*Problem requirements*
Write out the entries verbatim and leave the images out of the copy.

--- Material to process ---

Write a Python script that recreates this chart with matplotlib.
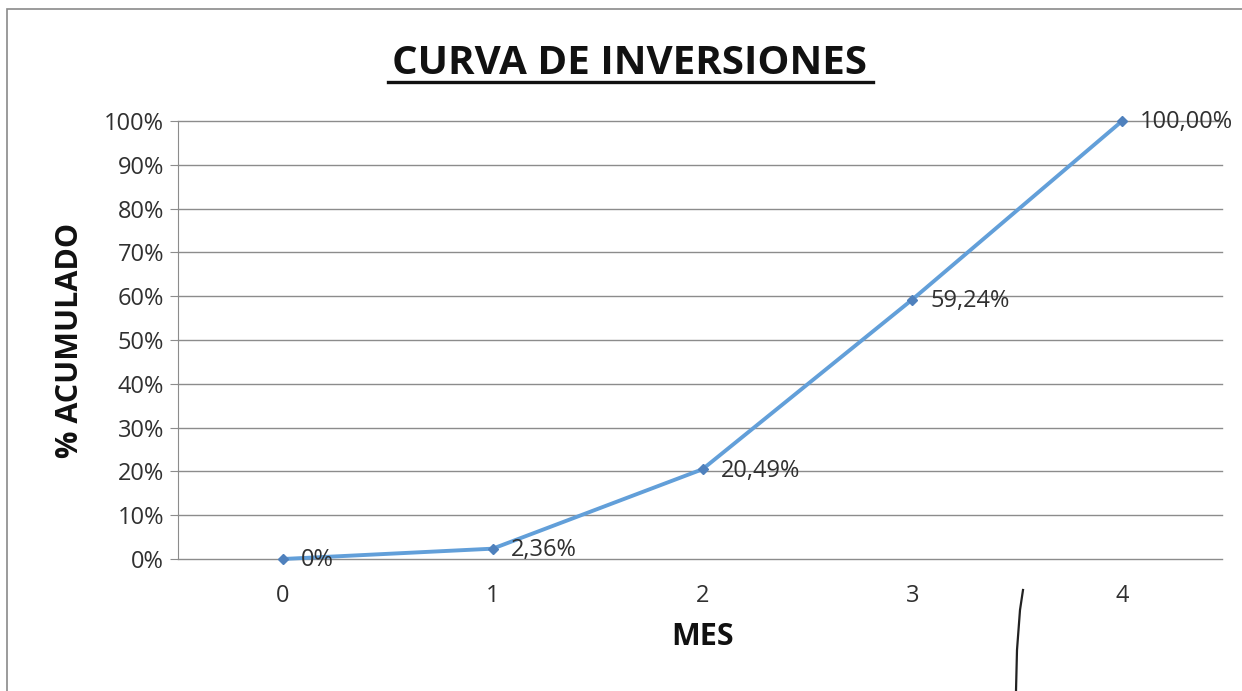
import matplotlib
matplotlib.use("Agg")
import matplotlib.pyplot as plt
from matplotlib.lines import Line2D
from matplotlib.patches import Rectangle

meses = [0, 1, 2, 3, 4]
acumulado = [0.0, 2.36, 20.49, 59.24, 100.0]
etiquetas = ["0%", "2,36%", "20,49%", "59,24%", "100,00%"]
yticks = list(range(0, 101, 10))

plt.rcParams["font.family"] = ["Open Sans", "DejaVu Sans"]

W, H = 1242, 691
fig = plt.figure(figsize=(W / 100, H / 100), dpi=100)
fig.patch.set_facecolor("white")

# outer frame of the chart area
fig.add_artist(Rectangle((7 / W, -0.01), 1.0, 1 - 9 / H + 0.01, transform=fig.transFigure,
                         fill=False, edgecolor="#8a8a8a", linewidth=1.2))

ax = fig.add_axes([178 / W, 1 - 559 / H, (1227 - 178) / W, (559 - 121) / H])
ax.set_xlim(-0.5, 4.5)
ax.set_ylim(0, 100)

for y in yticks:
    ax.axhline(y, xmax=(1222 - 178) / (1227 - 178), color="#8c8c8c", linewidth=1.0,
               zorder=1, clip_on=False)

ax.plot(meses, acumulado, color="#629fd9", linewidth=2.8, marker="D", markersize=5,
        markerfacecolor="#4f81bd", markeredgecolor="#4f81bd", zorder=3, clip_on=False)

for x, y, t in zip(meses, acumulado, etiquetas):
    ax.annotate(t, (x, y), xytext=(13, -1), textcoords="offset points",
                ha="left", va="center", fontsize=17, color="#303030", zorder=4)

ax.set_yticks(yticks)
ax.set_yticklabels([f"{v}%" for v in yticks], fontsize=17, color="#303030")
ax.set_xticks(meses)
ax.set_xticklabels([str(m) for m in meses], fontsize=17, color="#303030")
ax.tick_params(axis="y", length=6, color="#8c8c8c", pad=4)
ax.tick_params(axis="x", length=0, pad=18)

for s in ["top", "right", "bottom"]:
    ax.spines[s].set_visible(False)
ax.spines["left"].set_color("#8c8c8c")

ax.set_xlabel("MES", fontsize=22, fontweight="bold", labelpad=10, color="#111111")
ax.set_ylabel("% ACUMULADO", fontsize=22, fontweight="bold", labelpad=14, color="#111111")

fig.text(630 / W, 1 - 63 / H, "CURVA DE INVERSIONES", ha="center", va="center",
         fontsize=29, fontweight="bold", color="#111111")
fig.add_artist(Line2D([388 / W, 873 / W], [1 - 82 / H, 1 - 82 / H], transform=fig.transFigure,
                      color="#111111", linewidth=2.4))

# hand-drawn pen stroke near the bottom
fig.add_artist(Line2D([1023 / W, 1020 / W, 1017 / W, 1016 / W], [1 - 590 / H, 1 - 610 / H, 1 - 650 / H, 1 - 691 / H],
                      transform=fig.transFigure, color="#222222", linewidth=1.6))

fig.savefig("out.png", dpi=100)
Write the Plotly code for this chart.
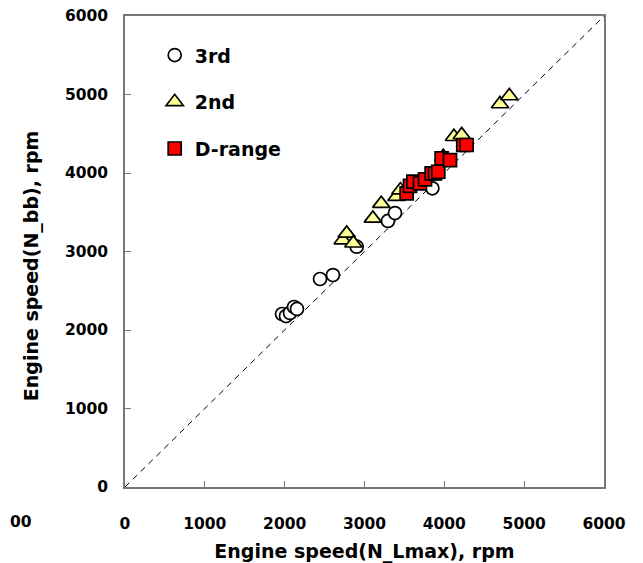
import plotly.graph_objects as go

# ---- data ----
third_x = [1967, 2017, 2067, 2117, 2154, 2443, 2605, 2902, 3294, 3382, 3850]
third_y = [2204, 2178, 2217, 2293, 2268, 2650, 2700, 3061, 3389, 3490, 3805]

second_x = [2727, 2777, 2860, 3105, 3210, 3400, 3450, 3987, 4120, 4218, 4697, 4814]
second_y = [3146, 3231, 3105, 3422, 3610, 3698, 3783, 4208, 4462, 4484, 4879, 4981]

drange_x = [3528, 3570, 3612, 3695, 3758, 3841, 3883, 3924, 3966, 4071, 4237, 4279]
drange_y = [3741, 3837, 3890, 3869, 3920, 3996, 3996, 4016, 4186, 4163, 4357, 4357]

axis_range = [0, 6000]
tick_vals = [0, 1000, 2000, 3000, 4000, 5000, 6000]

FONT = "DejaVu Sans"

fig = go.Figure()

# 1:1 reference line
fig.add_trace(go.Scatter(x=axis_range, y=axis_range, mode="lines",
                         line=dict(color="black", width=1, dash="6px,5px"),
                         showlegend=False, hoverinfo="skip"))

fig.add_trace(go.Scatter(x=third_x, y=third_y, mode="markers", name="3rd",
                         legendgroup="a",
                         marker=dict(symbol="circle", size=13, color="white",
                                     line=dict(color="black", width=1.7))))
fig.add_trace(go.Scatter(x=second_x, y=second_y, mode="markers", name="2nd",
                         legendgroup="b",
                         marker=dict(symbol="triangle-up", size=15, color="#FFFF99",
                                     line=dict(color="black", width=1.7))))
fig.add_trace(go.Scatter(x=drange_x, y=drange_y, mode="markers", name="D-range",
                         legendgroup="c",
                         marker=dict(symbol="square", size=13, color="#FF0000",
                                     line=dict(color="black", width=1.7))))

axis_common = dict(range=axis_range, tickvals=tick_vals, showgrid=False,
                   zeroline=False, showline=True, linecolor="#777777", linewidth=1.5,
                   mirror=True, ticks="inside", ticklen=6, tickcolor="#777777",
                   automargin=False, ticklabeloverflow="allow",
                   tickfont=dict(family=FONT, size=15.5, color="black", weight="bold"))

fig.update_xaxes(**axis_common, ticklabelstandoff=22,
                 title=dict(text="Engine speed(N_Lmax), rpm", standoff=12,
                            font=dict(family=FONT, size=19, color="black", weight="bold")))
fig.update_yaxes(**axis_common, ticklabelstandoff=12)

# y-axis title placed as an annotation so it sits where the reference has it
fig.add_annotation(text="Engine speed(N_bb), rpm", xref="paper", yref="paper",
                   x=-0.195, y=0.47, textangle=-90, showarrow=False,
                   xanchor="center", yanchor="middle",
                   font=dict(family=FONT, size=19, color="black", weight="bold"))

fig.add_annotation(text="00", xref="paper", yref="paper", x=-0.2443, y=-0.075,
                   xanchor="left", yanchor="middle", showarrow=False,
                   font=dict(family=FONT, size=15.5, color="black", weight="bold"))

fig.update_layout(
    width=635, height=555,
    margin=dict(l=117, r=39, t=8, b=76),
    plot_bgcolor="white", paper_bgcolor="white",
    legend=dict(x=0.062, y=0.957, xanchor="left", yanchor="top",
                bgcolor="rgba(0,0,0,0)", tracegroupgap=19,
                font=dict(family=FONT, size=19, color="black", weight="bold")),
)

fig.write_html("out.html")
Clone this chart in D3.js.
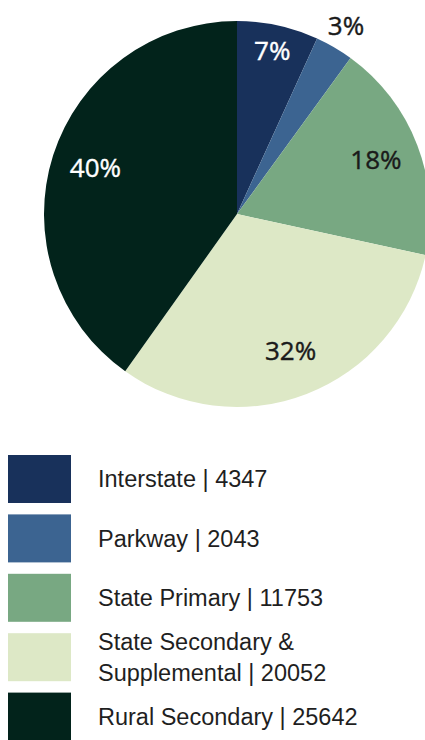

---

*The reply*
Write a Python script that recreates this chart with matplotlib.
import matplotlib
matplotlib.use("Agg")
import matplotlib.pyplot as plt
from matplotlib.lines import Line2D
from matplotlib.patches import Rectangle

meses = [0, 1, 2, 3, 4]
acumulado = [0.0, 2.36, 20.49, 59.24, 100.0]
etiquetas = ["0%", "2,36%", "20,49%", "59,24%", "100,00%"]
yticks = list(range(0, 101, 10))

plt.rcParams["font.family"] = ["Open Sans", "DejaVu Sans"]

W, H = 1242, 691
fig = plt.figure(figsize=(W / 100, H / 100), dpi=100)
fig.patch.set_facecolor("white")

# outer frame of the chart area
fig.add_artist(Rectangle((7 / W, -0.01), 1.0, 1 - 9 / H + 0.01, transform=fig.transFigure,
                         fill=False, edgecolor="#8a8a8a", linewidth=1.2))

ax = fig.add_axes([178 / W, 1 - 559 / H, (1227 - 178) / W, (559 - 121) / H])
ax.set_xlim(-0.5, 4.5)
ax.set_ylim(0, 100)

for y in yticks:
    ax.axhline(y, xmax=(1222 - 178) / (1227 - 178), color="#8c8c8c", linewidth=1.0,
               zorder=1, clip_on=False)

ax.plot(meses, acumulado, color="#629fd9", linewidth=2.8, marker="D", markersize=5,
        markerfacecolor="#4f81bd", markeredgecolor="#4f81bd", zorder=3, clip_on=False)

for x, y, t in zip(meses, acumulado, etiquetas):
    ax.annotate(t, (x, y), xytext=(13, -1), textcoords="offset points",
                ha="left", va="center", fontsize=17, color="#303030", zorder=4)

ax.set_yticks(yticks)
ax.set_yticklabels([f"{v}%" for v in yticks], fontsize=17, color="#303030")
ax.set_xticks(meses)
ax.set_xticklabels([str(m) for m in meses], fontsize=17, color="#303030")
ax.tick_params(axis="y", length=6, color="#8c8c8c", pad=4)
ax.tick_params(axis="x", length=0, pad=18)

for s in ["top", "right", "bottom"]:
    ax.spines[s].set_visible(False)
ax.spines["left"].set_color("#8c8c8c")

ax.set_xlabel("MES", fontsize=22, fontweight="bold", labelpad=10, color="#111111")
ax.set_ylabel("% ACUMULADO", fontsize=22, fontweight="bold", labelpad=14, color="#111111")

fig.text(630 / W, 1 - 63 / H, "CURVA DE INVERSIONES", ha="center", va="center",
         fontsize=29, fontweight="bold", color="#111111")
fig.add_artist(Line2D([388 / W, 873 / W], [1 - 82 / H, 1 - 82 / H], transform=fig.transFigure,
                      color="#111111", linewidth=2.4))

# hand-drawn pen stroke near the bottom
fig.add_artist(Line2D([1023 / W, 1020 / W, 1017 / W, 1016 / W], [1 - 590 / H, 1 - 610 / H, 1 - 650 / H, 1 - 691 / H],
                      transform=fig.transFigure, color="#222222", linewidth=1.6))

fig.savefig("out.png", dpi=100)
Write the Plotly code for this chart.
import plotly.graph_objects as go

# ---- data ----
third_x = [1967, 2017, 2067, 2117, 2154, 2443, 2605, 2902, 3294, 3382, 3850]
third_y = [2204, 2178, 2217, 2293, 2268, 2650, 2700, 3061, 3389, 3490, 3805]

second_x = [2727, 2777, 2860, 3105, 3210, 3400, 3450, 3987, 4120, 4218, 4697, 4814]
second_y = [3146, 3231, 3105, 3422, 3610, 3698, 3783, 4208, 4462, 4484, 4879, 4981]

drange_x = [3528, 3570, 3612, 3695, 3758, 3841, 3883, 3924, 3966, 4071, 4237, 4279]
drange_y = [3741, 3837, 3890, 3869, 3920, 3996, 3996, 4016, 4186, 4163, 4357, 4357]

axis_range = [0, 6000]
tick_vals = [0, 1000, 2000, 3000, 4000, 5000, 6000]

FONT = "DejaVu Sans"

fig = go.Figure()

# 1:1 reference line
fig.add_trace(go.Scatter(x=axis_range, y=axis_range, mode="lines",
                         line=dict(color="black", width=1, dash="6px,5px"),
                         showlegend=False, hoverinfo="skip"))

fig.add_trace(go.Scatter(x=third_x, y=third_y, mode="markers", name="3rd",
                         legendgroup="a",
                         marker=dict(symbol="circle", size=13, color="white",
                                     line=dict(color="black", width=1.7))))
fig.add_trace(go.Scatter(x=second_x, y=second_y, mode="markers", name="2nd",
                         legendgroup="b",
                         marker=dict(symbol="triangle-up", size=15, color="#FFFF99",
                                     line=dict(color="black", width=1.7))))
fig.add_trace(go.Scatter(x=drange_x, y=drange_y, mode="markers", name="D-range",
                         legendgroup="c",
                         marker=dict(symbol="square", size=13, color="#FF0000",
                                     line=dict(color="black", width=1.7))))

axis_common = dict(range=axis_range, tickvals=tick_vals, showgrid=False,
                   zeroline=False, showline=True, linecolor="#777777", linewidth=1.5,
                   mirror=True, ticks="inside", ticklen=6, tickcolor="#777777",
                   automargin=False, ticklabeloverflow="allow",
                   tickfont=dict(family=FONT, size=15.5, color="black", weight="bold"))

fig.update_xaxes(**axis_common, ticklabelstandoff=22,
                 title=dict(text="Engine speed(N_Lmax), rpm", standoff=12,
                            font=dict(family=FONT, size=19, color="black", weight="bold")))
fig.update_yaxes(**axis_common, ticklabelstandoff=12)

# y-axis title placed as an annotation so it sits where the reference has it
fig.add_annotation(text="Engine speed(N_bb), rpm", xref="paper", yref="paper",
                   x=-0.195, y=0.47, textangle=-90, showarrow=False,
                   xanchor="center", yanchor="middle",
                   font=dict(family=FONT, size=19, color="black", weight="bold"))

fig.add_annotation(text="00", xref="paper", yref="paper", x=-0.2443, y=-0.075,
                   xanchor="left", yanchor="middle", showarrow=False,
                   font=dict(family=FONT, size=15.5, color="black", weight="bold"))

fig.update_layout(
    width=635, height=555,
    margin=dict(l=117, r=39, t=8, b=76),
    plot_bgcolor="white", paper_bgcolor="white",
    legend=dict(x=0.062, y=0.957, xanchor="left", yanchor="top",
                bgcolor="rgba(0,0,0,0)", tracegroupgap=19,
                font=dict(family=FONT, size=19, color="black", weight="bold")),
)

fig.write_html("out.html")
Clone this chart in D3.js.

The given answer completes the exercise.